I don't recall ever seeing ads for anything but chase itself on this site. When it might be deposit accounts, banks seem to be encouraging Trust.


Third-party tracking activity wouldn’t surprise, even if there are no overt advertisements shown. Based on what John Galt posted, this does seem to be the case, too.


Any third-party password managers installed?


Which DNS services are you using? ISP? Cloudflare via private relay and ODoH?


Here’s a write-up on same-origin policy, which is showing in what John Galt posted: https://cseweb.ucsd.edu/~dstefan/pubs/stefan:2014:protecting-slides.pdf

Dec 30, 2025 2:57 PM in response to John Galt

I don't recall ever seeing ads for anything but chase itself on this site. When it might be deposit accounts, banks seem to be encouraging Trust.


if it ever made it to secure.chase.com, that screen may be blue. so this might not be an ads problem.


I don't get any stop signs. it just stops working and I get that high-level error from Safari.





Dec 30, 2025 3:46 PM in response to Grant Bennet-Alder

Click "Errors". Nothing?


Your Console isn't even showing any warnings. That's unexpected.


I think all you can do is keep looking. Ads are only one possibility. It may not have been the best one to suggest.


Earlier today I found many different errors, after randomly navigating various page elements.
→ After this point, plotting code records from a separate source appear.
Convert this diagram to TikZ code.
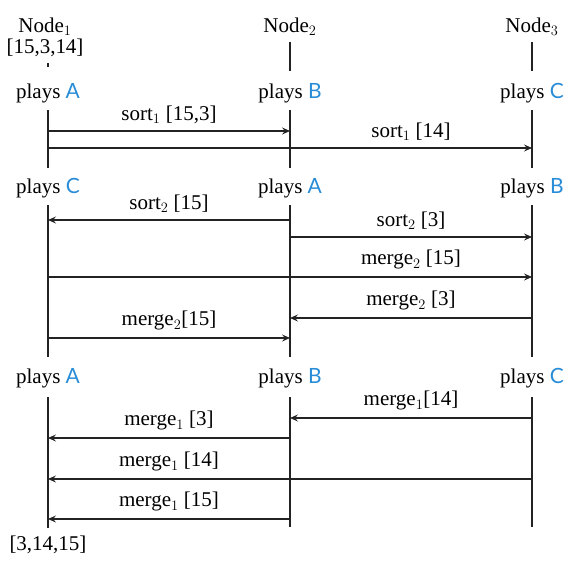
\documentclass[tikz,border=0pt]{standalone}
\usepackage{fontspec}
\setmainfont{Liberation Serif}
\newfontfamily\blufont{Lato}
\usetikzlibrary{arrows.meta}
\definecolor{actblue}{RGB}{40,140,215}
\definecolor{lline}{RGB}{35,35,35}
\newcommand{\pl}[1]{plays {\blufont\color{actblue}#1}}
\tikzset{
  txt/.style={inner sep=0pt, font=\fontsize{21}{24}\selectfont},
  life/.style={draw=lline, line width=1.1pt},
  msg/.style={draw=lline, line width=1.1pt, -{Stealth[length=8pt,width=7pt,inset=3pt]}},
  lbl/.style={txt}
}
\begin{document}
\begin{tikzpicture}[x=1pt,y=-1pt]
\useasboundingbox (0,0) rectangle (576,562);
% headers
\node[txt] (n1) at (45,27) {Node$_1$};
\node[txt] (l1) at (45,48) {[15,3,14]};
\node[txt] (n2) at (290,27) {Node$_2$};
\node[txt] (n3) at (532,27) {Node$_3$};
\draw[life] (48,63) -- (48,67);
\draw[life] (290,42) -- (290,71);
\draw[life] (532,42) -- (532,71);
% row 1
\node[txt] (r1a) at (48,93) {\pl{A}};
\node[txt] (r1b) at (290,93) {\pl{B}};
\node[txt] (r1c) at (532,93) {\pl{C}};
\coordinate (a1t) at (48,110); \coordinate (a1b) at (48,168);
\coordinate (b1t) at (290,110); \coordinate (b1b) at (290,168);
\coordinate (c1t) at (532,110); \coordinate (c1b) at (532,168);
\draw[life] (a1t) -- (a1b);
\draw[life] (b1t) -- (b1b);
\draw[life] (c1t) -- (c1b);
\draw[msg] (48,131) -- node[lbl,above=7pt]{sort$_1$ [15,3]} (290,131);
\draw[msg] (48,148) -- node[lbl,above=7pt,pos=0.75]{sort$_1$ [14]} (532,148);
% row 2
\node[txt] (r2a) at (48,188) {\pl{C}};
\node[txt] (r2b) at (290,188) {\pl{A}};
\node[txt] (r2c) at (532,188) {\pl{B}};
\coordinate (a2t) at (48,205); \coordinate (a2b) at (48,357);
\coordinate (b2t) at (290,205); \coordinate (b2b) at (290,357);
\coordinate (c2t) at (532,205); \coordinate (c2b) at (532,357);
\draw[life] (a2t) -- (a2b);
\draw[life] (b2t) -- (b2b);
\draw[life] (c2t) -- (c2b);
\draw[msg] (290,220) -- node[lbl,above=7pt]{sort$_2$ [15]} (48,220);
\draw[msg] (290,237) -- node[lbl,above=7pt]{sort$_2$ [3]} (532,237);
\draw[msg] (48,277) -- node[lbl,above=7pt,pos=0.75]{merge$_2$ [15]} (532,277);
\draw[msg] (532,318) -- node[lbl,above=7pt]{merge$_2$ [3]} (290,318);
\draw[msg] (48,338) -- node[lbl,above=7pt]{merge$_2$[15]} (290,338);
% row 3
\node[txt] (r3a) at (48,378) {\pl{A}};
\node[txt] (r3b) at (290,378) {\pl{B}};
\node[txt] (r3c) at (532,378) {\pl{C}};
\coordinate (a3t) at (48,397); \coordinate (a3b) at (48,528);
\coordinate (b3t) at (290,397); \coordinate (b3b) at (290,527);
\coordinate (c3t) at (532,397); \coordinate (c3b) at (532,527);
\draw[life] (a3t) -- (a3b);
\draw[life] (b3t) -- (b3b);
\draw[life] (c3t) -- (c3b);
\draw[msg] (532,418) -- node[lbl,above=7pt]{merge$_1$[14]} (290,418);
\draw[msg] (290,438) -- node[lbl,above=7pt]{merge$_1$ [3]} (48,438);
\draw[msg] (532,479) -- node[lbl,above=7pt,pos=0.75]{merge$_1$ [14]} (48,479);
\draw[msg] (290,519) -- node[lbl,above=7pt]{merge$_1$ [15]} (48,519);
\node[txt] (res) at (48,545) {[3,14,15]};
\end{tikzpicture}
\end{document}
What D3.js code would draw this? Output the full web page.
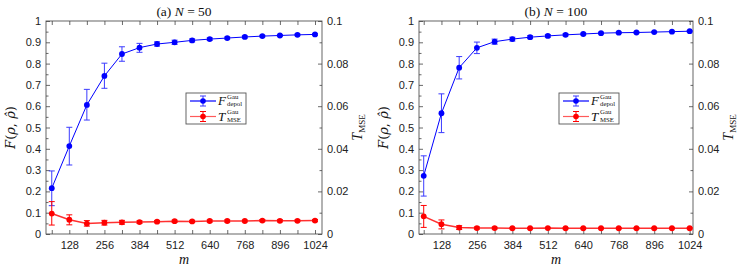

Attempting to debug other people's code is a time-consuming challenge. Sometimes you get lucky (a story I described here a few weeks ago).

Dec 30, 2025 4:43 PM in response to MrHoffman

This is all the more reason I believe browsers in general are going away... eventually. They're a hacker's paradise and a perpetual security nightmare. It has always been the wild west, but browser e-commerce has devolved into an insane screaming money-grabbing bazaar too lucrative to resist.


Safari is way ahead of all the rest in confronting those challenges but it's an arms race with no end. We're far better off using curated apps. That's what the future holds... as long as Apple can survive the legal battles. If they can't, we're done. Nice while it lasted.